First visit to the plot to actually do something, as opposed to standing around being depressed about it, for ages. Altho the doing amounted to cutting some hedge. Privet? God's curse on gardeners. What is the purpose of privet? Anyone who says it forms a cheap, quick-growing and effective boundary had better not leave an address or they'll find all mine on their doorstep. I loathe it. But at least you can "see where you've been".
Met my old mates Jenny & Janet (next plot but two to the right). They've had a "Dirty Plot" notice from the council and are mighty embarrassed about it.
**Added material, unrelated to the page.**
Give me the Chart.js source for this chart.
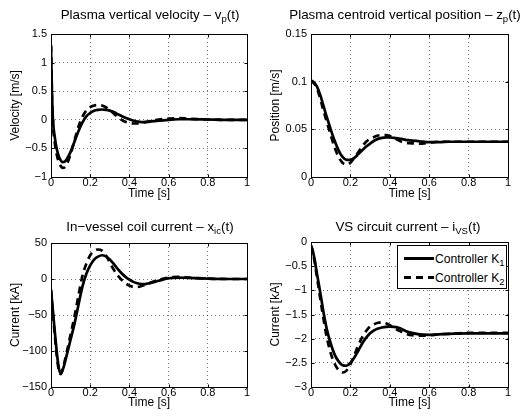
<!DOCTYPE html>
<html><head><meta charset="utf-8">
<script src="https://cdn.jsdelivr.net/npm/chart.js@4"></script>
<style>
html,body{margin:0;padding:0;background:#fff;}
#fig{position:relative;width:525px;height:416px;overflow:hidden;font-family:"Liberation Sans",Arial,Helvetica,sans-serif;color:#000;}
canvas{position:absolute;}
.title{position:absolute;width:300px;font-size:13.4px;line-height:13px;text-align:center;white-space:nowrap;}
.title sub,.lt sub{font-size:9.5px;vertical-align:-3px;line-height:0;}
.legend{position:absolute;box-sizing:border-box;border:1px solid #000;background:#fff;}
.ls{position:absolute;left:6px;width:30px;height:3px;}
.solid{background:#000;}
.dashed{background:repeating-linear-gradient(to right,#000 0 7px,transparent 7px 12px);}
.lt{position:absolute;left:37px;font-size:12.2px;line-height:12px;white-space:nowrap;}
</style></head><body>
<div id="fig">
 <canvas id="c1" width="262" height="208" style="left:0;top:0"></canvas>
 <canvas id="c2" width="263" height="208" style="left:262px;top:0"></canvas>
 <canvas id="c3" width="262" height="208" style="left:0;top:208px"></canvas>
 <canvas id="c4" width="263" height="208" style="left:262px;top:208px"></canvas>
 <div class="title" style="left:0px;top:8px">Plasma vertical velocity – v<sub>p</sub>(t)</div>
 <div class="title" style="left:255px;top:8px">Plasma centroid vertical position – z<sub>p</sub>(t)</div>
 <div class="title" style="left:0px;top:219.5px">In−vessel coil current – x<sub>ic</sub>(t)</div>
 <div class="title" style="left:258px;top:219.5px">VS circuit current – i<sub>VS</sub>(t)</div>
 <div class="legend" style="left:397px;top:245px;width:110px;height:44px;">
   <div class="ls solid" style="top:11px"></div>
   <div class="lt" style="top:7px">Controller K<sub>1</sub></div>
   <div class="ls dashed" style="top:30px"></div>
   <div class="lt" style="top:26px">Controller K<sub>2</sub></div>
 </div>
</div>
<script>
const time = [0,0.005,0.01,0.02,0.03,0.04,0.05,0.06,0.07,0.08,0.1,0.12,0.14,0.16,0.18,0.2,0.22,0.24,0.26,0.28,0.3,0.32,0.34,0.36,0.38,0.4,0.42,0.44,0.46,0.48,0.5,0.55,0.6,0.65,0.7,0.8,0.9,1.0];

const velK1 = [1.3,0.45,0.0,-0.32,-0.52,-0.64,-0.71,-0.74,-0.73,-0.69,-0.56,-0.38,-0.2,-0.05,0.06,0.12,0.16,0.175,0.18,0.175,0.16,0.135,0.1,0.065,0.035,0.01,-0.015,-0.03,-0.04,-0.04,-0.035,-0.015,0.0,0.01,0.01,0.005,0.0,0.0];
const velK2 = [1.3,0.4,-0.08,-0.42,-0.62,-0.74,-0.81,-0.84,-0.83,-0.78,-0.6,-0.36,-0.12,0.05,0.16,0.22,0.25,0.26,0.25,0.22,0.17,0.11,0.05,0.0,-0.035,-0.055,-0.065,-0.065,-0.055,-0.04,-0.025,0.005,0.02,0.03,0.02,0.005,0.0,0.0];

const posK1 = [0.101,0.1005,0.1,0.098,0.095,0.09,0.084,0.077,0.07,0.063,0.05,0.038,0.028,0.021,0.018,0.018,0.02,0.024,0.028,0.032,0.035,0.038,0.04,0.041,0.0415,0.0415,0.041,0.0405,0.04,0.039,0.0385,0.0375,0.0365,0.0365,0.037,0.037,0.037,0.037];
const posK2 = [0.101,0.1005,0.0995,0.097,0.093,0.087,0.08,0.072,0.065,0.058,0.044,0.031,0.021,0.015,0.013,0.015,0.02,0.026,0.032,0.037,0.04,0.042,0.0435,0.044,0.044,0.043,0.041,0.039,0.037,0.036,0.0355,0.035,0.036,0.037,0.037,0.037,0.037,0.037];

const coilK1 = [-15,-30,-45,-75,-103,-124,-131,-126,-117,-106,-84,-62,-36,-11,7,19,27,31,33,31.5,27,21,14,8,3,-1,-4,-6,-7,-7,-6,-2.5,1,2,1.5,0.5,0,0];
const coilK2 = [-15,-32,-48,-80,-108,-127,-132,-125,-114,-102,-77,-52,-23,4,21,33,39,41,39.5,33,23,13,5,-1,-6,-9,-11,-11,-10,-8,-6,-1,2,3,2,0.5,0,0];

const vsK1 = [-0.08,-0.13,-0.2,-0.4,-0.65,-0.88,-1.12,-1.37,-1.6,-1.8,-2.1,-2.33,-2.47,-2.55,-2.56,-2.5,-2.39,-2.25,-2.1,-1.98,-1.89,-1.83,-1.79,-1.77,-1.755,-1.75,-1.755,-1.77,-1.8,-1.84,-1.87,-1.91,-1.92,-1.91,-1.9,-1.89,-1.89,-1.89];
const vsK2 = [-0.08,-0.13,-0.22,-0.45,-0.72,-0.98,-1.25,-1.5,-1.75,-1.97,-2.3,-2.52,-2.65,-2.7,-2.66,-2.53,-2.34,-2.14,-1.97,-1.84,-1.75,-1.7,-1.67,-1.66,-1.68,-1.72,-1.77,-1.82,-1.86,-1.9,-1.92,-1.94,-1.93,-1.91,-1.9,-1.88,-1.88,-1.88];

const xTicks = [0,0.2,0.4,0.6,0.8,1];
const velTicks = [-1,-0.5,0,0.5,1,1.5];
const posTicks = [0,0.05,0.1,0.15];
const coilTicks = [-150,-100,-50,0,50];
const vsTicks = [-3,-2.5,-2,-1.5,-1,-0.5,0];

const seriesNames = ['Controller K1','Controller K2'];

Chart.defaults.font.family = '"Liberation Sans", Arial, Helvetica, sans-serif';
Chart.defaults.color = '#000';

function fmt(v){ return String(Math.round(v*10000)/10000).replace('-', '\u2212'); }

const boxPlugin = {
  id: 'matlabBox',
  afterDraw(chart){
    const {ctx, chartArea:a, scales:{x, y}} = chart;
    ctx.save();
    ctx.strokeStyle = '#000';
    ctx.lineWidth = 1;
    const L = a.left + 0.5, R = a.right + 0.5, T = a.top + 0.5, B = a.bottom + 0.5;
    ctx.strokeRect(L, T, R - L, B - T);
    ctx.beginPath();
    x.ticks.forEach(t => {
      const px = Math.round(x.getPixelForValue(t.value)) + 0.5;
      ctx.moveTo(px, B); ctx.lineTo(px, B - 3);
      ctx.moveTo(px, T); ctx.lineTo(px, T + 3);
    });
    y.ticks.forEach(t => {
      const py = Math.round(y.getPixelForValue(t.value)) + 0.5;
      ctx.moveTo(L, py); ctx.lineTo(L + 3, py);
      ctx.moveTo(R, py); ctx.lineTo(R - 3, py);
    });
    ctx.stroke();
    ctx.restore();
  }
};

function makeChart(id, s1, s2, yTicks, yLabel, o){
  new Chart(document.getElementById(id), {
    type: 'line',
    data: { datasets: [
      {label: seriesNames[0], data: time.map((t,i)=>({x:t, y:s1[i]})), borderColor:'#000', borderWidth:2.7, pointRadius:0, cubicInterpolationMode:'monotone', fill:false},
      {label: seriesNames[1], data: time.map((t,i)=>({x:t, y:s2[i]})), borderColor:'#000', borderWidth:2.7, borderDash:[7,5], pointRadius:0, cubicInterpolationMode:'monotone', fill:false}
    ]},
    options: {
      responsive:false, animation:false, devicePixelRatio:1,
      layout:{padding:{top:o.top, right:o.right, left:0, bottom:0}},
      plugins:{legend:{display:false}, tooltip:{enabled:false}, title:{display:false}},
      scales:{
        x:{type:'linear', min:0, max:1,
          afterBuildTicks: s => { s.ticks = xTicks.map(v=>({value:v})); },
          afterFit: s => { s.height = o.xh; },
          ticks:{callback: v=>fmt(v), font:{size:11}, padding:-1, maxRotation:0, autoSkip:false, color:'#000'},
          grid:{drawTicks:false, color:'rgba(0,0,0,0.55)', lineWidth:1},
          border:{display:false, dash:[1,3]},
          title:{display:true, text:'Time [s]', font:{size:12}, color:'#000', padding:{top:0, bottom:o.xtp}}
        },
        y:{type:'linear', min:yTicks[0], max:yTicks[yTicks.length-1],
          afterBuildTicks: s => { s.ticks = yTicks.map(v=>({value:v})); },
          afterFit: s => { s.width = o.yw; },
          ticks:{callback: v=>fmt(v), font:{size:11}, padding:4, autoSkip:false, color:'#000'},
          grid:{drawTicks:false, color:'rgba(0,0,0,0.55)', lineWidth:1},
          border:{display:false, dash:[1,3]},
          title:{display:true, text:yLabel, font:{size:12}, color:'#000', padding:{top:o.ytp, bottom:0}}
        }
      }
    },
    plugins:[boxPlugin]
  });
}

makeChart('c1', velK1, velK2, velTicks, 'Velocity [m/s]', {top:34, right:15, yw:51, xh:31, xtp:7, ytp:8.5});
makeChart('c2', posK1, posK2, posTicks, 'Position [m/s]', {top:34, right:17, yw:49, xh:31, xtp:7, ytp:6});
makeChart('c3', coilK1, coilK2, coilTicks, 'Current [kA]', {top:35, right:15, yw:51, xh:29, xtp:6.5, ytp:8});
makeChart('c4', vsK1, vsK2, vsTicks, 'Current [kA]', {top:34, right:17, yw:49, xh:29, xtp:6.5, ytp:6});
</script>
</body></html>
Mind you, if I don't get the hedge down soon I'll be getting one myself.
Also met Ivan, my immediate neighbour to the left (over the hedge) who has the great joy of a fabulous potting shed newly built on his plot but the great lament of an infestation of mare's tail on his other plot. Two plots? Blimey. I take my hat off to Ivan cos one is quite enough for me.
And even the Gardener formerly known as Inconstant (who shares my gate and path) is putting me to shame. His sweet peas are doing really well; spuds & onions likewise. I doff my cap.
Finally, of the zillions of courgette plants I put out (in the face of great scepticism from one reader of this blog), precisely two weedy little runts have survived the deluge. The others have "gorn dahn the plughole; not lorst, just gorn before" as the song has it. But, brave soldiers that they are (courgette soldiers? Now there's a thought. Not sure I'd want to dip them in my boiled egg) they're trying hard and may yet produce a courgette each.